County Attorney Susan Robson told commissioners a juvenile from Marion County was taken into the Juvenile Detention Center in Junction City and will be held for approximately 20 days, at a cost to the county of $150 per day with a bond set at a high amount.
The juvenile had reportedly made threats at the Centre school system and it was Robson’s decision, based on several different considerations, to have it “better safe than sorry.”
In her monthly report to the commission, Noreen Weems, director of the Marion County Department for Elderly, said the department had received a check from the Nancy H. Reynolds Estate in the amount of $28,714.35, with approximately $1,000 more coming from a federal tax refund.
A meeting to discuss plans for the financial gift is set for Wednesday, May 9 at 2 p.m. at the Marion Senior Center.
Weems told the commission Reynold’s had earned her doctorate degree at the age of 65 and was a professor of sociology and considered Marion Senior Citizens as her “family.”
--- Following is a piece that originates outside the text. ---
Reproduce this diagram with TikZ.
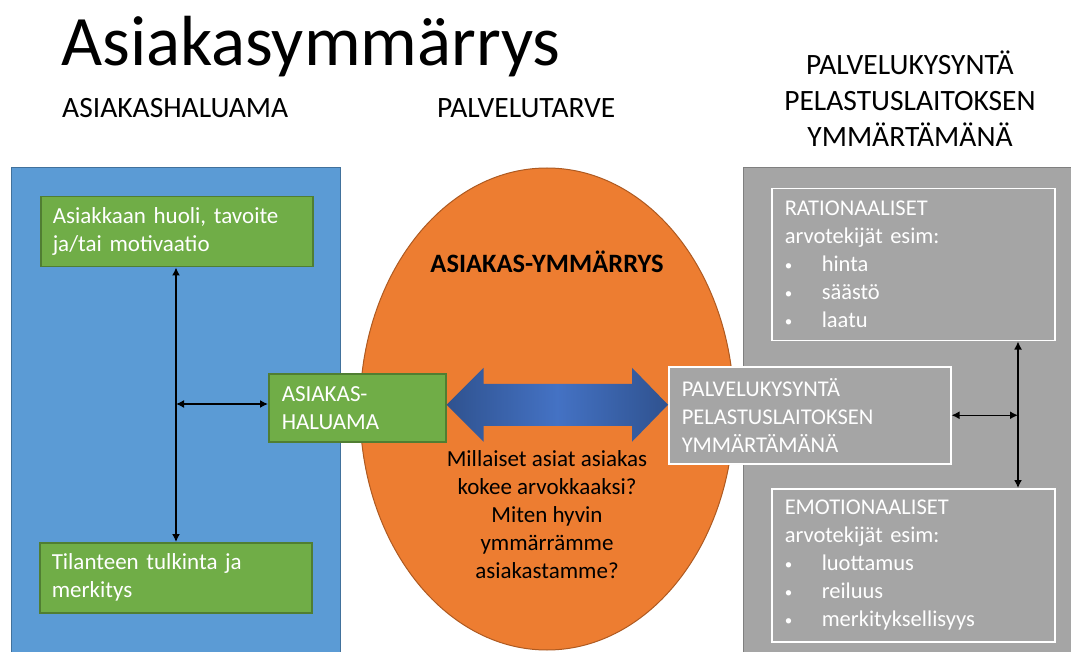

N.M. Patton of Peabody came to the commission as a member of the Big Brother/Big Sister board to request funds for 2002.
Patton said the organization had had a good start and had received funds from several organizations, but funds would continue to be an issue as the organization grew and reached out to more students.
Patton also reported Kim Jost, director for the program resigned, but they were in the process of reviewing five applications.
“We consider this a set-back,” Patton said. “But we feel strongly we’ll make it work.”
Patton said the program was planning a membership drive this June with memberships available at different prices.
A golf tournament and “Bowl for Kids Sakes” is also being planned for later in the year.
“We will also be asking the cities for funds and will continue to look and apply for grants,” Patton said.